─── Given entries

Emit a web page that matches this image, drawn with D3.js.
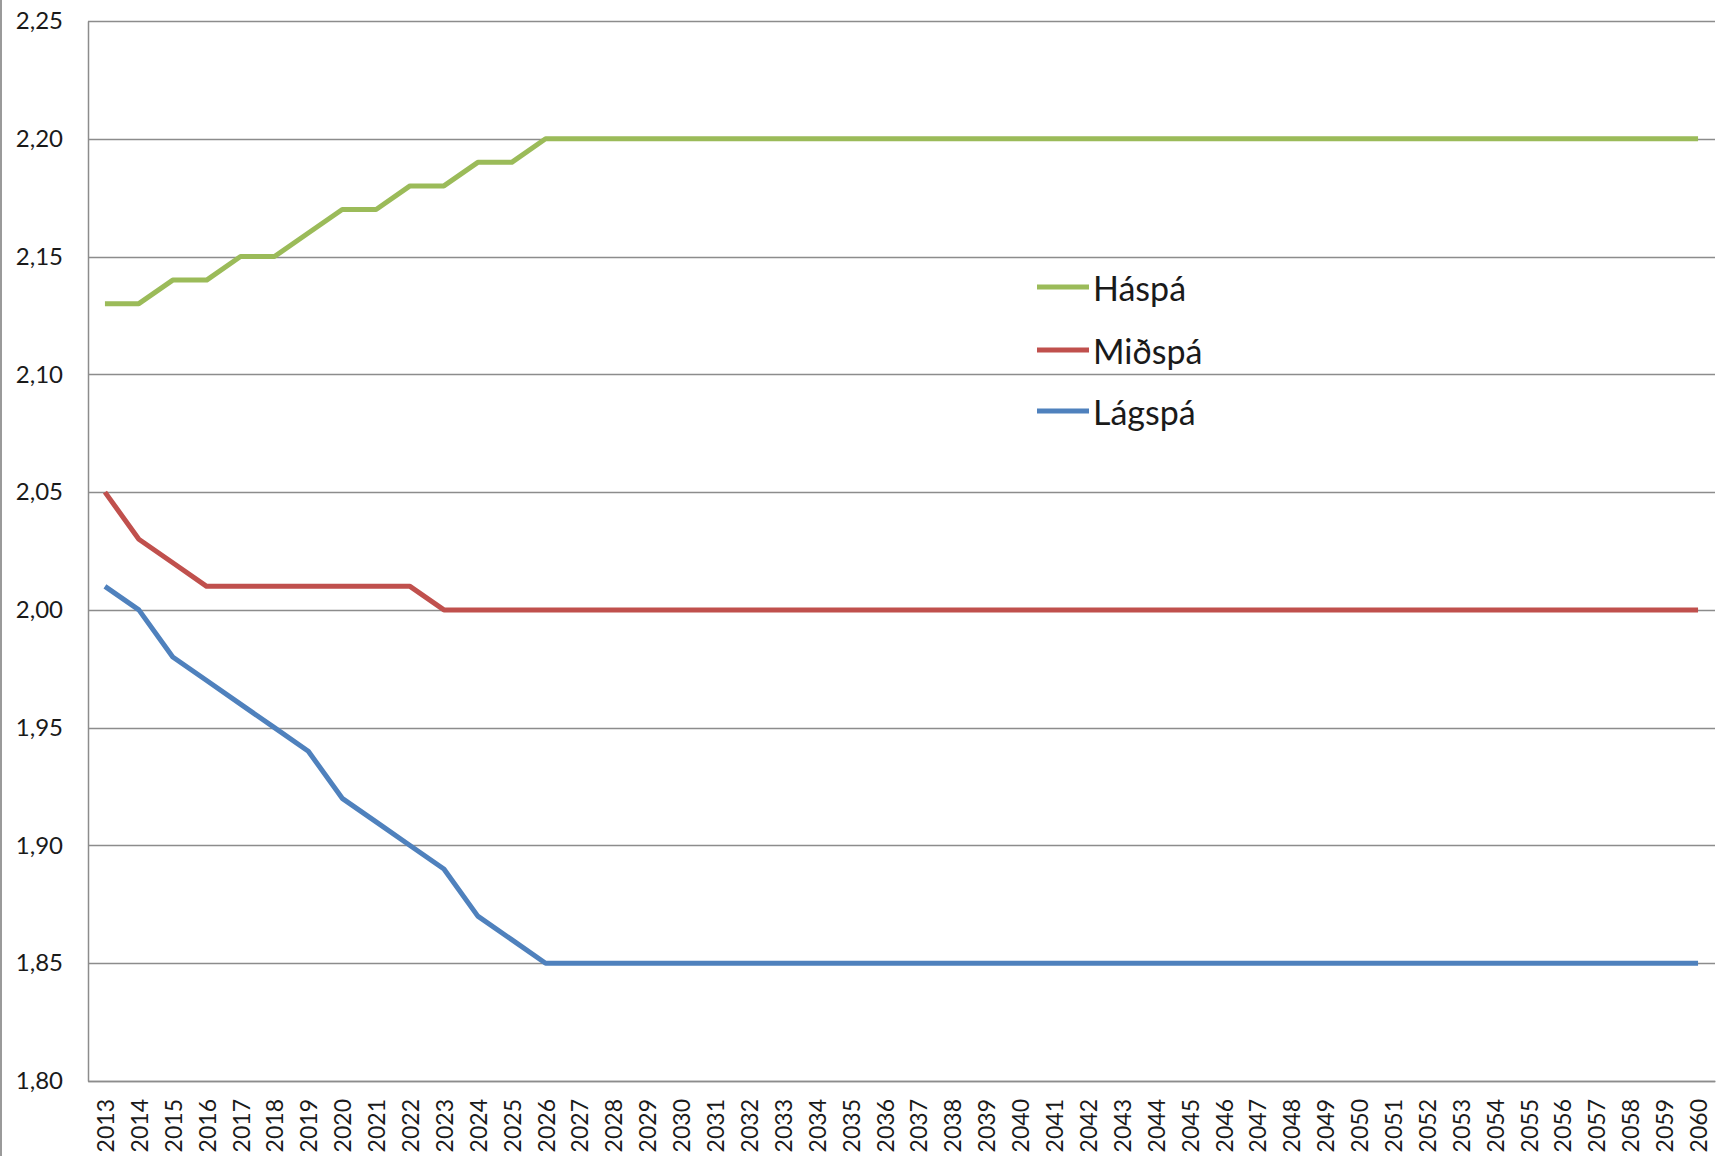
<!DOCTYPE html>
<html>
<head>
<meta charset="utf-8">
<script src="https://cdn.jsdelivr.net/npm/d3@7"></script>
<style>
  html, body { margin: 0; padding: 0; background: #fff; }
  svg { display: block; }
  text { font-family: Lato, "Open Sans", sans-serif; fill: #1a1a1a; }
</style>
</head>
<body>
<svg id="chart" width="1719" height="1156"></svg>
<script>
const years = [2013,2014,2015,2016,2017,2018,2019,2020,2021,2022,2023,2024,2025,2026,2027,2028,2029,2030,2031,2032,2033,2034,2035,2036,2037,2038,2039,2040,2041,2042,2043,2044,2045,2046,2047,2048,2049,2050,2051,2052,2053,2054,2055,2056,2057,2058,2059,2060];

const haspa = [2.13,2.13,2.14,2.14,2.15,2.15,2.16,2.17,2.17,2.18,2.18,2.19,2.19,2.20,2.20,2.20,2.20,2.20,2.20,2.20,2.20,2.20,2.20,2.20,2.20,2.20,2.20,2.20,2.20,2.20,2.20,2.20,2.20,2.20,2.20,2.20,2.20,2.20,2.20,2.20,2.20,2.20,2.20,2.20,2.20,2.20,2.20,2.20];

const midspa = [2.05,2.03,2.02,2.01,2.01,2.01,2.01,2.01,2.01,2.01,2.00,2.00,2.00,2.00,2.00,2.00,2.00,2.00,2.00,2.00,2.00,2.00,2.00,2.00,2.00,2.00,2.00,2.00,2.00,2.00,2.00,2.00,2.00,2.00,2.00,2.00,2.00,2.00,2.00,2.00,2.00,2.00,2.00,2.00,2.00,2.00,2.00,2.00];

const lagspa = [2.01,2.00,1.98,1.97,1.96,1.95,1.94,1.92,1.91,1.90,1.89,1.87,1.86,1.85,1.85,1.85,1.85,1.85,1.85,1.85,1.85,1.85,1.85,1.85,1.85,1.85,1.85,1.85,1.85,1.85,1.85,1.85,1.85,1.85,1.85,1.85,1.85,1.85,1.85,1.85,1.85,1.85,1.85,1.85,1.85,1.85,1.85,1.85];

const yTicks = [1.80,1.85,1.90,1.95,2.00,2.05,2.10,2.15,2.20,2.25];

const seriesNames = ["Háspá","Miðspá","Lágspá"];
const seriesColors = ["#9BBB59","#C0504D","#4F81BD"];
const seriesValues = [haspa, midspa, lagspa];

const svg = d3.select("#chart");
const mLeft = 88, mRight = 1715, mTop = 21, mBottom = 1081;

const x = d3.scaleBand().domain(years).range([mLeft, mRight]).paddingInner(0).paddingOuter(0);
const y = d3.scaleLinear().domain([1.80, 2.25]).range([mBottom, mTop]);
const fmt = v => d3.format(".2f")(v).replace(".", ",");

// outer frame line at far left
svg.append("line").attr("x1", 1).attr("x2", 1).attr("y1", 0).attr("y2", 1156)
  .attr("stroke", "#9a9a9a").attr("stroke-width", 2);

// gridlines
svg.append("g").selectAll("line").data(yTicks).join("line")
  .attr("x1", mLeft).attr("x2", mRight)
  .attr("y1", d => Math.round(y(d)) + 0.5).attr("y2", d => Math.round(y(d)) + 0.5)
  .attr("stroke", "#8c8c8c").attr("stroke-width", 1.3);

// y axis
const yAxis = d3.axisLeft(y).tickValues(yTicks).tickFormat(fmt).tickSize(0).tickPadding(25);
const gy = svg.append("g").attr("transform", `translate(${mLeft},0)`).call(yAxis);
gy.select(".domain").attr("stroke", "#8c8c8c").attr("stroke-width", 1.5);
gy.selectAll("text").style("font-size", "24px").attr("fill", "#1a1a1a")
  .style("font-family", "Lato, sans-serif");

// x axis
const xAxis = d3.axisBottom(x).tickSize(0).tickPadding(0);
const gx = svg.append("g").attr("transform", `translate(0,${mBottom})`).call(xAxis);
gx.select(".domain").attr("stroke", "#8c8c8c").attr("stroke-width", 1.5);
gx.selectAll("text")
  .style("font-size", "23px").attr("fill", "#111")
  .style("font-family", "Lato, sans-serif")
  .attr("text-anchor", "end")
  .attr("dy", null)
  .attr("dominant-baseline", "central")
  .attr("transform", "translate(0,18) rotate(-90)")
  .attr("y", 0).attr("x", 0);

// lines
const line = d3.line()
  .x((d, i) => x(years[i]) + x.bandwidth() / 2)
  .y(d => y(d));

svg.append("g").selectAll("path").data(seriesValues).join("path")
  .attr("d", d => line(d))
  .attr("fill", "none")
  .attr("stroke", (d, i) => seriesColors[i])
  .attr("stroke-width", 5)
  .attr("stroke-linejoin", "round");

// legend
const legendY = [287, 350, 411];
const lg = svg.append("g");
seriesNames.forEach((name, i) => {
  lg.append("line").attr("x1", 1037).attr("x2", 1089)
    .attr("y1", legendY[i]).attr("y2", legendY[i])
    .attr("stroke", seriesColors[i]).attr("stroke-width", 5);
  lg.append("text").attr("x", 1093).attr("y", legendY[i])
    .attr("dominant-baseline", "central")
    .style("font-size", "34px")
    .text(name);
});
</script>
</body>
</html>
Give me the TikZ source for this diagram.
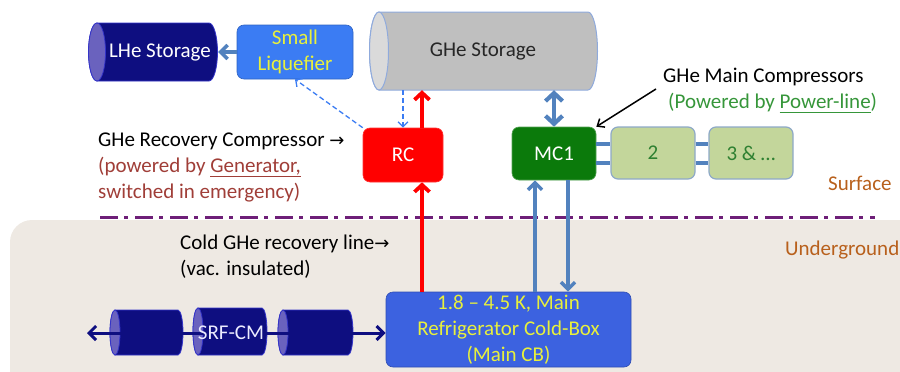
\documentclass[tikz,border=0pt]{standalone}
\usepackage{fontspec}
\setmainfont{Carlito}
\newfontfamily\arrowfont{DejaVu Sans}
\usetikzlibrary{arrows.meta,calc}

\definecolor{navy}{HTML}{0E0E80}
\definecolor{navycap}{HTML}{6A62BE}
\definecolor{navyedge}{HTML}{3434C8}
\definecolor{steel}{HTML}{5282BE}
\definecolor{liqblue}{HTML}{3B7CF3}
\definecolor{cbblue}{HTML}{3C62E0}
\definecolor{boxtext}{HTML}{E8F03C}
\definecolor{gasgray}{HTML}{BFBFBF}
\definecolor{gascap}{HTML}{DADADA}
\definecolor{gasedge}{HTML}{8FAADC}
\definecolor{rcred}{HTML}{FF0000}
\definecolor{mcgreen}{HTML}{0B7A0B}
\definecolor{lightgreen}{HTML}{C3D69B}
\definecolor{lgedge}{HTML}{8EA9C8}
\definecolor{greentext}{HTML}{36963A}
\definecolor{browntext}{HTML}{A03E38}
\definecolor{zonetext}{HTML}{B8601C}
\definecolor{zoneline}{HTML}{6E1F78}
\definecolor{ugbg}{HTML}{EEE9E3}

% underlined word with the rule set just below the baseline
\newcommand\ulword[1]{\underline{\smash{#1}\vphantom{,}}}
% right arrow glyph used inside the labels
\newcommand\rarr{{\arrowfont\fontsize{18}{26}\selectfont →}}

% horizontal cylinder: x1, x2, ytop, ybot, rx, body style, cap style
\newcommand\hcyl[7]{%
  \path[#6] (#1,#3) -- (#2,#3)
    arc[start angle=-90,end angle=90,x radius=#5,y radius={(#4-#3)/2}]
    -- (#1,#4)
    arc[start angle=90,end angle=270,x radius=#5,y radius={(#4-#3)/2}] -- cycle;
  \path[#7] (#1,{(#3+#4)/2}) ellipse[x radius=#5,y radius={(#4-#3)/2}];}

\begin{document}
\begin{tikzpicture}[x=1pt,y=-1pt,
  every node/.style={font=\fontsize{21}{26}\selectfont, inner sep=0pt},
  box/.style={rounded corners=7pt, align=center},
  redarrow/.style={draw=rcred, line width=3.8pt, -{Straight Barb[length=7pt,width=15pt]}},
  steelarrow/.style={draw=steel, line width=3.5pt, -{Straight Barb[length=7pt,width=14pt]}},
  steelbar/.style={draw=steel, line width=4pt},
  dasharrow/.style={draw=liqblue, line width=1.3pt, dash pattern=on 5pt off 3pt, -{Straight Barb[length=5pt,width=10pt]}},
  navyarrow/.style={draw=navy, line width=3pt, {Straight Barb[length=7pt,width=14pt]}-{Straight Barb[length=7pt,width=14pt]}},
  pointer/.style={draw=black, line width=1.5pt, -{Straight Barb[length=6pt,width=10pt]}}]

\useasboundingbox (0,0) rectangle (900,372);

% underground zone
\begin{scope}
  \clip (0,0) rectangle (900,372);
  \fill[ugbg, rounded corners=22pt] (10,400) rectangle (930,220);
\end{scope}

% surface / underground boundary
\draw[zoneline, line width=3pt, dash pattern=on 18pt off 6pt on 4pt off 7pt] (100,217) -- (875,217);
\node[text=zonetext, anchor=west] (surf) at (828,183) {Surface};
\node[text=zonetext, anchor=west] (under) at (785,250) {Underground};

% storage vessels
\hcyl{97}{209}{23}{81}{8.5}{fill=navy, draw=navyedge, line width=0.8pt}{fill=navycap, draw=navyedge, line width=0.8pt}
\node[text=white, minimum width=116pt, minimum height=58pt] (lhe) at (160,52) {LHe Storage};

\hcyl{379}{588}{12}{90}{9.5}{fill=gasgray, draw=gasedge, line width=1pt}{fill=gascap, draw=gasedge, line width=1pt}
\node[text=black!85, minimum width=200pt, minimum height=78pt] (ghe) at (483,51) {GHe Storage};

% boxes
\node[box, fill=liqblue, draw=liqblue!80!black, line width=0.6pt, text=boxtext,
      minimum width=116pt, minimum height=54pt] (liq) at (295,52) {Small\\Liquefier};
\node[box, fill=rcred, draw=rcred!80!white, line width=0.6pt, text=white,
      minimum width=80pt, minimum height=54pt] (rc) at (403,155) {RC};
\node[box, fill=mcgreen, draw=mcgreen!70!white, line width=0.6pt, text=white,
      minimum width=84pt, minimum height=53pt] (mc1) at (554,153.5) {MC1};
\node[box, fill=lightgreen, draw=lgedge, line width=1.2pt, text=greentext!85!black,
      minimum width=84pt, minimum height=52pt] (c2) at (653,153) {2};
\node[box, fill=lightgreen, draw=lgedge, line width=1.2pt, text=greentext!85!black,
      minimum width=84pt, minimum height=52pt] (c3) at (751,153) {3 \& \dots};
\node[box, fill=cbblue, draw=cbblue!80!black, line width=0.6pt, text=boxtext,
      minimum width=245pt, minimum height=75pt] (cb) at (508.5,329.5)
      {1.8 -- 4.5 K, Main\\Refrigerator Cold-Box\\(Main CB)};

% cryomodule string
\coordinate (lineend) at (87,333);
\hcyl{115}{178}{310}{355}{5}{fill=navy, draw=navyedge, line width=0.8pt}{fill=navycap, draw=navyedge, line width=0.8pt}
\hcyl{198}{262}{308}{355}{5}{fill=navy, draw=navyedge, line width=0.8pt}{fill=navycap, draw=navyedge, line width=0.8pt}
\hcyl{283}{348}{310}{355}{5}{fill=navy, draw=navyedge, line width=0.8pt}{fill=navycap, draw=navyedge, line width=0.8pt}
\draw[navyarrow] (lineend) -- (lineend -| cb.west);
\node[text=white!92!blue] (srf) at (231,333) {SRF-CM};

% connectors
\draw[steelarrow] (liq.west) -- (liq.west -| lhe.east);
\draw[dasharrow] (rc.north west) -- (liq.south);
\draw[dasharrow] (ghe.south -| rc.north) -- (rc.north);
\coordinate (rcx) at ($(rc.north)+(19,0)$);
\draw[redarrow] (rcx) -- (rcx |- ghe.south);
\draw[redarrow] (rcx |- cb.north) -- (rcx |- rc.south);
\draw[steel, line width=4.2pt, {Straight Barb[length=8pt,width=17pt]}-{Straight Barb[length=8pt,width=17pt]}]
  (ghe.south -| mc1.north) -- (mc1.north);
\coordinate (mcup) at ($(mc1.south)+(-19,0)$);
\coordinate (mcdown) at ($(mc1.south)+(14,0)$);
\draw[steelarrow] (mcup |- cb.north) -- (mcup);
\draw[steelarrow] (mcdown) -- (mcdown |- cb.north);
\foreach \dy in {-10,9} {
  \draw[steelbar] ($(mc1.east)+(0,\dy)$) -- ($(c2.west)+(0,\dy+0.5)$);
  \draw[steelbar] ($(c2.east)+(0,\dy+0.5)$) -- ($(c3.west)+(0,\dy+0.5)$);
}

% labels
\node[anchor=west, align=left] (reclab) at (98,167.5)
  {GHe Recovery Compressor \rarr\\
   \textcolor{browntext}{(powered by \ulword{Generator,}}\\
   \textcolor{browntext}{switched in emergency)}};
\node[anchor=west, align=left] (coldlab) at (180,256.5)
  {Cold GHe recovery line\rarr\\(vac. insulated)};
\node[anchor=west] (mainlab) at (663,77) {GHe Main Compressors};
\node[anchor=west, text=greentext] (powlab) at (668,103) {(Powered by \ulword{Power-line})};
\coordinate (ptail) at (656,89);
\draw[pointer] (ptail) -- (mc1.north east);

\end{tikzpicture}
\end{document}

──────

Exercise
Gather each line in the data that holds the string "this".

Output below
Emit a web page that matches this image, drawn with D3.js.
Give me the TikZ source for this diagram.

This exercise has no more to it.